Galway Oyster Festival: Inside Ireland's Festivals

Bring your appetite and keep your wallet handy, because Galway's Oyster Festival is waiting for you.

Photo © iStock/lucafabbian


Nimmo’s Pier, Galway City, County Galway, Ireland


Last full weekend in September.


The Galway Oyster Festival is dedicated to Ostrea edulis, the European flat oyster. The local molluscs are left to grow for three years in the clean waters of Brandon Bay and Clarenbridge, blooming into a plump and juicy delicacy. Tens of thousands of the slippery critters are consumed on the Guinness Oyster Trail, on which the 30 pubs give out free trays of the seafood with pints of the dark stuff. Each establishment has a dedicated opener, and there’s more nimble-fingered action on display at the World Oyster Opening Championship.

International contestants vie to break the world record, set here in 1977, for prising open 30 of the tight-lipped urchins – one minute 31 seconds. If, at the end of the man-versus-mollusc showdown, they present the judges with a tray resembling a battleground, they lose points.

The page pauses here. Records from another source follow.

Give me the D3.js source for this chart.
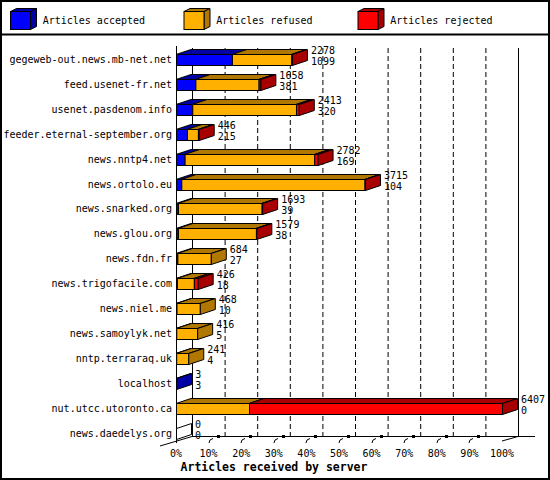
<!DOCTYPE html>
<html><head><meta charset="utf-8">
<script src="https://cdn.jsdelivr.net/npm/d3@7"></script>
<style>body{margin:0;background:#fff}svg{display:block}</style>
</head><body>
<svg id="c" width="550" height="480"></svg>
<script>
const servers = ["gegeweb-out.news.mb-net.net","feed.usenet-fr.net","usenet.pasdenom.info","feeder.eternal-september.org","news.nntp4.net","news.ortolo.eu","news.snarked.org","news.glou.org","news.fdn.fr","news.trigofacile.com","news.niel.me","news.samoylyk.net","nntp.terraraq.uk","localhost","nut.utcc.utoronto.ca","news.daedelys.org"];
const totals   = [2278,1658,2413,446,2782,3715,1693,1579,684,426,468,416,241,3,6407,0];
const accepted = [1099,381,320,215,169,104,39,38,27,18,10,5,4,3,0,0];
const refused  = [1169,1242,2038,216,2548,3601,1644,1533,657,333,458,411,237,0,1435,0];
const rejected = [10,35,55,15,65,10,10,8,0,75,0,0,0,0,4972,0];
const seriesNames = ["Articles accepted","Articles refused","Articles rejected"];
const tickPct = [0,10,20,30,40,50,60,70,80,90,100];
const tickLabels = ["0%","10%","20%","30%","40%","50%","60%","70%","80%","90%","100%"];
const xTitle = "Articles received by server";

const front = ["#0000ff","#ffb000","#ff0000"];
const dark  = ["#0000a4","#b07800","#a80000"];
const FONT = "'DejaVu Sans Mono', monospace";

const svg = d3.select("#c");
svg.append("rect").attr("x",1).attr("y",1).attr("width",548).attr("height",478)
  .attr("fill","#fff").attr("stroke","#000").attr("stroke-width",2);
svg.append("line").attr("x1",0).attr("x2",550).attr("y1",34.5).attr("y2",34.5)
  .attr("stroke","#000").attr("stroke-width",2);

// legend
const legX = [10,183.5,357.5];
seriesNames.forEach((n,i)=>{
  const g = svg.append("g").attr("transform",`translate(${legX[i]},0)`);
  g.append("polygon").attr("points","0.5,11.5 6.5,8.5 26.5,8.5 20.5,11.5").attr("fill",dark[i]).attr("stroke","#000");
  g.append("polygon").attr("points","20.5,11.5 26.5,8.5 26.5,26.5 20.5,29.5").attr("fill",dark[i]).attr("stroke","#000");
  g.append("rect").attr("x",0.5).attr("y",11.5).attr("width",20).attr("height",18).attr("fill",front[i]).attr("stroke","#000");
  g.append("text").attr("x",32.7).attr("y",24).attr("font-family",FONT).attr("font-size",10).text(n);
});

const maxT = d3.max(totals);
const x = d3.scaleLinear().domain([0,maxT]).range([176,502]);
const xp = d3.scaleLinear().domain([0,100]).range([176,502]);
const y = d3.scaleBand().domain(servers).range([54,54+24.9*(16-0.558)]).paddingInner(0.558).paddingOuter(0).align(0);
const h = y.bandwidth();
const DX = 16, DY = 5;   // axis depth
const BX = 15, BY = 5;   // bar depth
const floorF = 441, floorB = 436, topY = 48;

// back grid
tickPct.slice(1,10).forEach(p=>{
  svg.append("line").attr("x1",xp(p)+DX+0.5).attr("x2",xp(p)+DX+0.5).attr("y1",topY).attr("y2",floorB)
    .attr("stroke","#000").attr("stroke-dasharray","5,3");
});
// back wall lines
svg.append("line").attr("x1",192.5).attr("x2",192.5).attr("y1",topY).attr("y2",floorB).attr("stroke","#000");
svg.append("line").attr("x1",xp(100)+DX+0.5).attr("x2",xp(100)+DX+0.5).attr("y1",topY).attr("y2",floorB).attr("stroke","#000");
// floor
svg.append("line").attr("x1",192).attr("x2",535).attr("y1",floorB+0.5).attr("y2",floorB+0.5).attr("stroke","#000");
svg.append("line").attr("x1",160).attr("y1",446).attr("x2",192).attr("y2",floorB+0.5).attr("stroke","#000");
svg.append("line").attr("x1",xp(100)).attr("y1",floorF).attr("x2",xp(100)+DX).attr("y2",floorB+0.5).attr("stroke","#000");
// front axis
svg.append("line").attr("x1",176.5).attr("x2",176.5).attr("y1",46).attr("y2",443).attr("stroke","#000");
// floor tick marks
tickPct.slice(1,10).forEach(p=>{
  const xf = Math.round(xp(p));
  svg.append("path").attr("d",`M${xf},443 L${xf+1},440 L${xf+4},438.5`).attr("fill","none").attr("stroke","#000");
  svg.append("rect").attr("x",xf+8).attr("y",435).attr("width",3).attr("height",3).attr("fill","#000");
});
// tick labels
tickPct.forEach((p,i)=>{
  svg.append("text").attr("x",xp(p)).attr("y",457).attr("text-anchor","middle")
    .attr("font-family",FONT).attr("font-size",10).text(tickLabels[i]);
});
svg.append("text").attr("x",274).attr("y",471).attr("text-anchor","middle")
  .attr("font-family",FONT).attr("font-size",11.5).attr("font-weight","bold").text(xTitle);

// bars
servers.forEach((s,i)=>{
  const t = Math.round(y(s));
  const vals = [accepted[i],refused[i],rejected[i]];
  let cum = 0, last = -1;
  const segs = [];
  vals.forEach((v,k)=>{ if(v>0){segs.push({k,x0:x(cum),x1:x(cum+v)}); last=k;} cum+=v; });
  const xe = x(totals[i]);
  // top faces
  segs.forEach(sg=>{
    svg.append("polygon").attr("points",`${sg.x0},${t+0.5} ${sg.x0+BX},${t+0.5-BY} ${sg.x1+BX},${t+0.5-BY} ${sg.x1},${t+0.5}`)
      .attr("fill",dark[sg.k]).attr("stroke","#000");
  });
  // front faces
  segs.forEach(sg=>{
    svg.append("rect").attr("x",sg.x0+0.5).attr("y",t+0.5).attr("width",Math.max(0,sg.x1-sg.x0)).attr("height",h)
      .attr("fill",front[sg.k]).attr("stroke","#000");
  });
  // side face
  svg.append("polygon").attr("points",`${xe+0.5},${t+0.5} ${xe+BX+0.5},${t+0.5-BY} ${xe+BX+0.5},${t+0.5-BY+h} ${xe+0.5},${t+0.5+h}`)
    .attr("fill",last>=0?dark[last]:"#fff").attr("stroke","#000");
  // value labels
  const tx = xe+BX+4;
  svg.append("text").attr("x",tx).attr("y",t-0.5).attr("font-family",FONT).attr("font-size",10).text(totals[i]);
  svg.append("text").attr("x",tx).attr("y",t+11).attr("font-family",FONT).attr("font-size",10).text(accepted[i]);
  // category label
  svg.append("text").attr("x",172).attr("y",t+9).attr("text-anchor","end")
    .attr("font-family",FONT).attr("font-size",10).text(s);
});
</script>
</body></html>
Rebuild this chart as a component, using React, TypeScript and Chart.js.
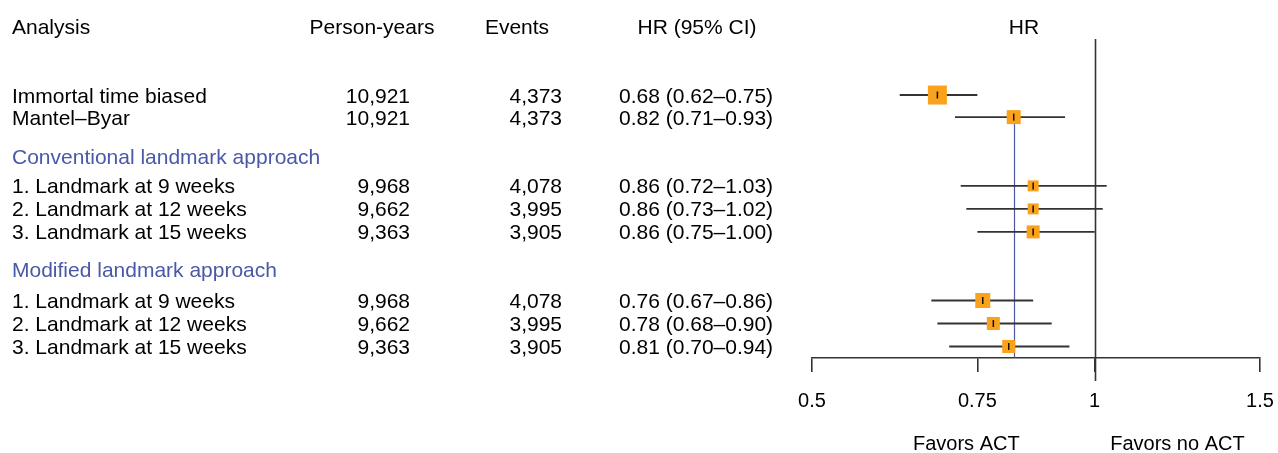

The city fills with craic such as the opening ceremony, where the Oyster Pearl (festival queen) presents the season’s first oyster to the mayor. Tickets for the more-exclusive Mardi Gras, gala ball and Saturday afternoon at the marquee, including the opening championship, cost up to €170.

Level of Participation

4 – you’ll never want to see an oyster again.


Deep pockets and a big appetite will come in handy.

Other Local Attractions

Have a pint in Paddy Burke’s in the nearby village of Clarenbridge, where the festival began in 1954.